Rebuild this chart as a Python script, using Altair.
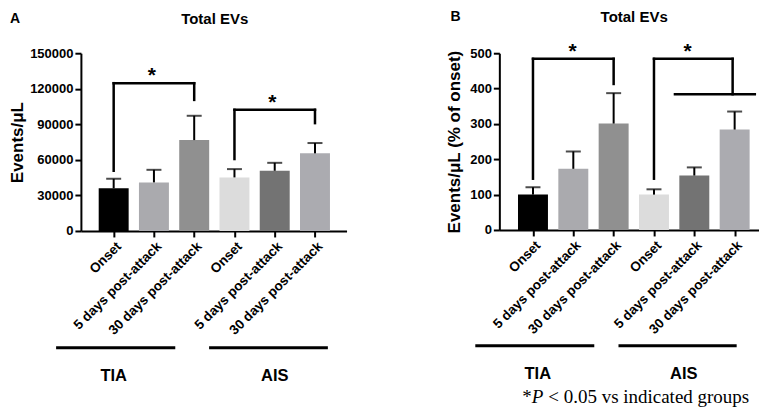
import json
import altair as alt
import pandas as pd

# ---------------- data ----------------
CONDITIONS = ["Onset", "5 days post-attack", "30 days post-attack",
              "Onset", "5 days post-attack", "30 days post-attack"]
GROUPS = ["TIA", "TIA", "TIA", "AIS", "AIS", "AIS"]
GROUP_NAMES = ["TIA", "AIS"]

A_MEAN = [36000, 41000, 76700, 45200, 50800, 65500]
A_ERR_TOP = [44000, 51600, 97200, 52200, 57500, 74200]
A_TICKS = [0, 30000, 60000, 90000, 120000, 150000]

B_MEAN = [100, 173, 301, 100, 154, 284]
B_ERR_TOP = [121, 222, 387, 115, 177, 335]
B_TICKS = [0, 100, 200, 300, 400, 500]

# significance brackets: (left index, right index, top, left-leg bottom, right-leg bottom)
A_BRACKETS = [(0, 2, 124700, 50800, 110600), (3, 5, 102200, 60700, 91000)]
B_BRACKETS = [(0, 2, 484, 145, 413), (3, 4.95, 484, 145, 384)]
B_EXTRA_LINES = [(3.52, 5.5, 384)]
A_STAR_X = [0.95, 3.94]
B_STAR_X = [0.98, 3.83]

# group underline spans (in bar-index units) and group label centres
A_GROUP_SPANS = [(-1.43, 1.53), (2.37, 5.32)]
A_GROUP_TEXT_X = [0.0, 4.0]
B_GROUP_SPANS = [(-1.43, 1.52), (2.12, 5.05)]
B_GROUP_TEXT_X = [0.12, 3.74]

# ---------------- styles ----------------
COLORS = ["#000000", "#aaaaae", "#909090", "#dcdcdc", "#737373", "#ababb0"]
FONT = "Liberation Sans"
SERIF = "Liberation Serif"


def panel(mean, err, ticks, ymax, xdom, width, height, ytitle, title_pad,
          letter, letter_x, head_y, title_x, brackets, star_x, extra_lines,
          spans, gtext_x, line_y, gtext_y, footnote_y=None):
    keys = [f"{g} {c}" for g, c in zip(GROUPS, CONDITIONS)]
    df = pd.DataFrame({"idx": list(range(6)), "key": keys,
                       "mean": mean, "err": err})

    xscale = alt.Scale(domain=xdom, nice=False, zero=False)
    yscale = alt.Scale(domain=[0, ymax], nice=False)
    xaxis = alt.Axis(values=list(range(6)),
                     labelExpr=json.dumps(CONDITIONS) + "[datum.value]",
                     labelAngle=-45, labelAlign="right", labelBaseline="top",
                     labelFont=FONT, labelFontSize=13.5, labelFontWeight="bold",
                     labelColor="black", labelPadding=2, labelOverlap=False,
                     labelFlush=False, tickSize=6, tickWidth=2, tickColor="black",
                     domainWidth=2, domainColor="black", grid=False)
    yaxis = alt.Axis(values=ticks, format="d", title=ytitle,
                     titleFont=FONT, titleFontSize=17, titleFontWeight="bold",
                     titleColor="black", titlePadding=title_pad,
                     labelFont=FONT, labelFontSize=13, labelFontWeight="bold",
                     labelColor="black", labelPadding=2,
                     tickSize=6, tickWidth=2, tickColor="black",
                     domainWidth=2, domainColor="black", grid=False)

    def X(field):
        return alt.X(field, scale=xscale, axis=xaxis, title=None)

    def Y(field):
        return alt.Y(field, scale=yscale, axis=yaxis, title=ytitle)

    base = alt.Chart(df)
    bars = base.mark_bar(size=30).encode(
        x=X("idx:Q"), y=Y("mean:Q"),
        color=alt.Color("key:N", scale=alt.Scale(domain=keys, range=COLORS),
                        legend=None))
    errs = base.mark_rule(strokeWidth=2, color="black").encode(
        x=X("idx:Q"), y=Y("mean:Q"), y2="err:Q")
    caps = base.mark_tick(orient="horizontal", size=15, thickness=2,
                          color="black").encode(x=X("idx:Q"), y=Y("err:Q"))

    segs = []
    for l, r, top, lb, rb in brackets:
        segs.append({"x": l, "x2": r, "y": top, "y2": top})
        segs.append({"x": l, "x2": l, "y": top, "y2": lb})
        segs.append({"x": r, "x2": r, "y": top, "y2": rb})
    for l, r, yv in extra_lines:
        segs.append({"x": l, "x2": r, "y": yv, "y2": yv})
    seg_df = pd.DataFrame(segs)
    bracket = alt.Chart(seg_df).mark_rule(
        strokeWidth=2.5, color="black", strokeCap="square").encode(
        x=X("x:Q"), x2="x2:Q", y=Y("y:Q"), y2="y2:Q")

    star_df = pd.DataFrame({"sx": star_x, "sy": [b[2] for b in brackets]})
    stars = alt.Chart(star_df).mark_text(
        text="*", font=FONT, fontSize=21, fontWeight="bold", color="black",
        align="center", baseline="alphabetic", dy=-1).encode(
        x=X("sx:Q"), y=Y("sy:Q"))

    span_df = pd.DataFrame({"gx": [s[0] for s in spans],
                            "gx2": [s[1] for s in spans],
                            "g": GROUP_NAMES, "tx": gtext_x})
    glines = alt.Chart(span_df).mark_rule(strokeWidth=3, color="black").encode(
        x=X("gx:Q"), x2="gx2:Q", y=alt.value(line_y))
    gtext = alt.Chart(span_df).mark_text(
        font=FONT, fontSize=16.5, fontWeight="bold", color="black",
        align="center", baseline="middle").encode(
        x=X("tx:Q"), y=alt.value(gtext_y), text="g:N")

    one = pd.DataFrame({"t": [letter]})
    letter_mark = alt.Chart(one).mark_text(
        font=FONT, fontSize=14, fontWeight="bold", color="black",
        align="left", baseline="top").encode(
        x=alt.value(letter_x), y=alt.value(head_y), text="t:N")
    title_mark = alt.Chart(one).mark_text(
        text="Total EVs", font=FONT, fontSize=15, fontWeight="bold",
        color="black", align="center", baseline="top").encode(
        x=alt.value(title_x), y=alt.value(head_y))

    layers = [bars, errs, caps, bracket, stars, glines, gtext,
              letter_mark, title_mark]

    if footnote_y is not None:
        fy = footnote_y
        f1 = alt.Chart(one).mark_text(
            text="*", font=SERIF, fontSize=19, color="black", align="left",
            baseline="alphabetic").encode(x=alt.value(23), y=alt.value(fy))
        f2 = alt.Chart(one).mark_text(
            text="P", font=SERIF, fontSize=19, fontStyle="italic",
            color="black", align="left", baseline="alphabetic").encode(
            x=alt.value(32.5), y=alt.value(fy))
        f3 = alt.Chart(one).mark_text(
            text="< 0.05 vs indicated groups", font=SERIF, fontSize=19,
            color="black", align="left", baseline="alphabetic").encode(
            x=alt.value(49), y=alt.value(fy))
        layers += [f1, f2, f3]

    return alt.layer(*layers).properties(width=width, height=height)


panel_a = panel(A_MEAN, A_ERR_TOP, A_TICKS, 150000, [-0.69, 5.66], 266, 178,
                "Events/μL", 3, "A", -71, -41, 134, A_BRACKETS, A_STAR_X, [],
                A_GROUP_SPANS, A_GROUP_TEXT_X, 295, 323)
panel_b = panel(B_MEAN, B_ERR_TOP, B_TICKS, 500, [-0.71, 5.48], 260, 177,
                "Events/μL (% of onset)", 6, "B", -49, -43, 135, B_BRACKETS,
                B_STAR_X, B_EXTRA_LINES, B_GROUP_SPANS, B_GROUP_TEXT_X,
                293, 321, footnote_y=350)

chart = alt.hconcat(panel_a, panel_b, spacing=99).properties(
    padding={"left": 0, "top": 2, "right": 0, "bottom": 0},
    background="white"
).configure_view(strokeWidth=0)

chart.save("out.html", embed_options={"renderer": "svg", "actions": False})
:::
**Exercise aim**
Write out every line above exactly as it is, leaving out the pictures.

**Task output**
Rebuild this chart as a Python script, using Altair.
import json
import altair as alt
import pandas as pd

# ---------------- data ----------------
CONDITIONS = ["Onset", "5 days post-attack", "30 days post-attack",
              "Onset", "5 days post-attack", "30 days post-attack"]
GROUPS = ["TIA", "TIA", "TIA", "AIS", "AIS", "AIS"]
GROUP_NAMES = ["TIA", "AIS"]

A_MEAN = [36000, 41000, 76700, 45200, 50800, 65500]
A_ERR_TOP = [44000, 51600, 97200, 52200, 57500, 74200]
A_TICKS = [0, 30000, 60000, 90000, 120000, 150000]

B_MEAN = [100, 173, 301, 100, 154, 284]
B_ERR_TOP = [121, 222, 387, 115, 177, 335]
B_TICKS = [0, 100, 200, 300, 400, 500]

# significance brackets: (left index, right index, top, left-leg bottom, right-leg bottom)
A_BRACKETS = [(0, 2, 124700, 50800, 110600), (3, 5, 102200, 60700, 91000)]
B_BRACKETS = [(0, 2, 484, 145, 413), (3, 4.95, 484, 145, 384)]
B_EXTRA_LINES = [(3.52, 5.5, 384)]
A_STAR_X = [0.95, 3.94]
B_STAR_X = [0.98, 3.83]

# group underline spans (in bar-index units) and group label centres
A_GROUP_SPANS = [(-1.43, 1.53), (2.37, 5.32)]
A_GROUP_TEXT_X = [0.0, 4.0]
B_GROUP_SPANS = [(-1.43, 1.52), (2.12, 5.05)]
B_GROUP_TEXT_X = [0.12, 3.74]

# ---------------- styles ----------------
COLORS = ["#000000", "#aaaaae", "#909090", "#dcdcdc", "#737373", "#ababb0"]
FONT = "Liberation Sans"
SERIF = "Liberation Serif"


def panel(mean, err, ticks, ymax, xdom, width, height, ytitle, title_pad,
          letter, letter_x, head_y, title_x, brackets, star_x, extra_lines,
          spans, gtext_x, line_y, gtext_y, footnote_y=None):
    keys = [f"{g} {c}" for g, c in zip(GROUPS, CONDITIONS)]
    df = pd.DataFrame({"idx": list(range(6)), "key": keys,
                       "mean": mean, "err": err})

    xscale = alt.Scale(domain=xdom, nice=False, zero=False)
    yscale = alt.Scale(domain=[0, ymax], nice=False)
    xaxis = alt.Axis(values=list(range(6)),
                     labelExpr=json.dumps(CONDITIONS) + "[datum.value]",
                     labelAngle=-45, labelAlign="right", labelBaseline="top",
                     labelFont=FONT, labelFontSize=13.5, labelFontWeight="bold",
                     labelColor="black", labelPadding=2, labelOverlap=False,
                     labelFlush=False, tickSize=6, tickWidth=2, tickColor="black",
                     domainWidth=2, domainColor="black", grid=False)
    yaxis = alt.Axis(values=ticks, format="d", title=ytitle,
                     titleFont=FONT, titleFontSize=17, titleFontWeight="bold",
                     titleColor="black", titlePadding=title_pad,
                     labelFont=FONT, labelFontSize=13, labelFontWeight="bold",
                     labelColor="black", labelPadding=2,
                     tickSize=6, tickWidth=2, tickColor="black",
                     domainWidth=2, domainColor="black", grid=False)

    def X(field):
        return alt.X(field, scale=xscale, axis=xaxis, title=None)

    def Y(field):
        return alt.Y(field, scale=yscale, axis=yaxis, title=ytitle)

    base = alt.Chart(df)
    bars = base.mark_bar(size=30).encode(
        x=X("idx:Q"), y=Y("mean:Q"),
        color=alt.Color("key:N", scale=alt.Scale(domain=keys, range=COLORS),
                        legend=None))
    errs = base.mark_rule(strokeWidth=2, color="black").encode(
        x=X("idx:Q"), y=Y("mean:Q"), y2="err:Q")
    caps = base.mark_tick(orient="horizontal", size=15, thickness=2,
                          color="black").encode(x=X("idx:Q"), y=Y("err:Q"))

    segs = []
    for l, r, top, lb, rb in brackets:
        segs.append({"x": l, "x2": r, "y": top, "y2": top})
        segs.append({"x": l, "x2": l, "y": top, "y2": lb})
        segs.append({"x": r, "x2": r, "y": top, "y2": rb})
    for l, r, yv in extra_lines:
        segs.append({"x": l, "x2": r, "y": yv, "y2": yv})
    seg_df = pd.DataFrame(segs)
    bracket = alt.Chart(seg_df).mark_rule(
        strokeWidth=2.5, color="black", strokeCap="square").encode(
        x=X("x:Q"), x2="x2:Q", y=Y("y:Q"), y2="y2:Q")

    star_df = pd.DataFrame({"sx": star_x, "sy": [b[2] for b in brackets]})
    stars = alt.Chart(star_df).mark_text(
        text="*", font=FONT, fontSize=21, fontWeight="bold", color="black",
        align="center", baseline="alphabetic", dy=-1).encode(
        x=X("sx:Q"), y=Y("sy:Q"))

    span_df = pd.DataFrame({"gx": [s[0] for s in spans],
                            "gx2": [s[1] for s in spans],
                            "g": GROUP_NAMES, "tx": gtext_x})
    glines = alt.Chart(span_df).mark_rule(strokeWidth=3, color="black").encode(
        x=X("gx:Q"), x2="gx2:Q", y=alt.value(line_y))
    gtext = alt.Chart(span_df).mark_text(
        font=FONT, fontSize=16.5, fontWeight="bold", color="black",
        align="center", baseline="middle").encode(
        x=X("tx:Q"), y=alt.value(gtext_y), text="g:N")

    one = pd.DataFrame({"t": [letter]})
    letter_mark = alt.Chart(one).mark_text(
        font=FONT, fontSize=14, fontWeight="bold", color="black",
        align="left", baseline="top").encode(
        x=alt.value(letter_x), y=alt.value(head_y), text="t:N")
    title_mark = alt.Chart(one).mark_text(
        text="Total EVs", font=FONT, fontSize=15, fontWeight="bold",
        color="black", align="center", baseline="top").encode(
        x=alt.value(title_x), y=alt.value(head_y))

    layers = [bars, errs, caps, bracket, stars, glines, gtext,
              letter_mark, title_mark]

    if footnote_y is not None:
        fy = footnote_y
        f1 = alt.Chart(one).mark_text(
            text="*", font=SERIF, fontSize=19, color="black", align="left",
            baseline="alphabetic").encode(x=alt.value(23), y=alt.value(fy))
        f2 = alt.Chart(one).mark_text(
            text="P", font=SERIF, fontSize=19, fontStyle="italic",
            color="black", align="left", baseline="alphabetic").encode(
            x=alt.value(32.5), y=alt.value(fy))
        f3 = alt.Chart(one).mark_text(
            text="< 0.05 vs indicated groups", font=SERIF, fontSize=19,
            color="black", align="left", baseline="alphabetic").encode(
            x=alt.value(49), y=alt.value(fy))
        layers += [f1, f2, f3]

    return alt.layer(*layers).properties(width=width, height=height)


panel_a = panel(A_MEAN, A_ERR_TOP, A_TICKS, 150000, [-0.69, 5.66], 266, 178,
                "Events/μL", 3, "A", -71, -41, 134, A_BRACKETS, A_STAR_X, [],
                A_GROUP_SPANS, A_GROUP_TEXT_X, 295, 323)
panel_b = panel(B_MEAN, B_ERR_TOP, B_TICKS, 500, [-0.71, 5.48], 260, 177,
                "Events/μL (% of onset)", 6, "B", -49, -43, 135, B_BRACKETS,
                B_STAR_X, B_EXTRA_LINES, B_GROUP_SPANS, B_GROUP_TEXT_X,
                293, 321, footnote_y=350)

chart = alt.hconcat(panel_a, panel_b, spacing=99).properties(
    padding={"left": 0, "top": 2, "right": 0, "bottom": 0},
    background="white"
).configure_view(strokeWidth=0)

chart.save("out.html", embed_options={"renderer": "svg", "actions": False})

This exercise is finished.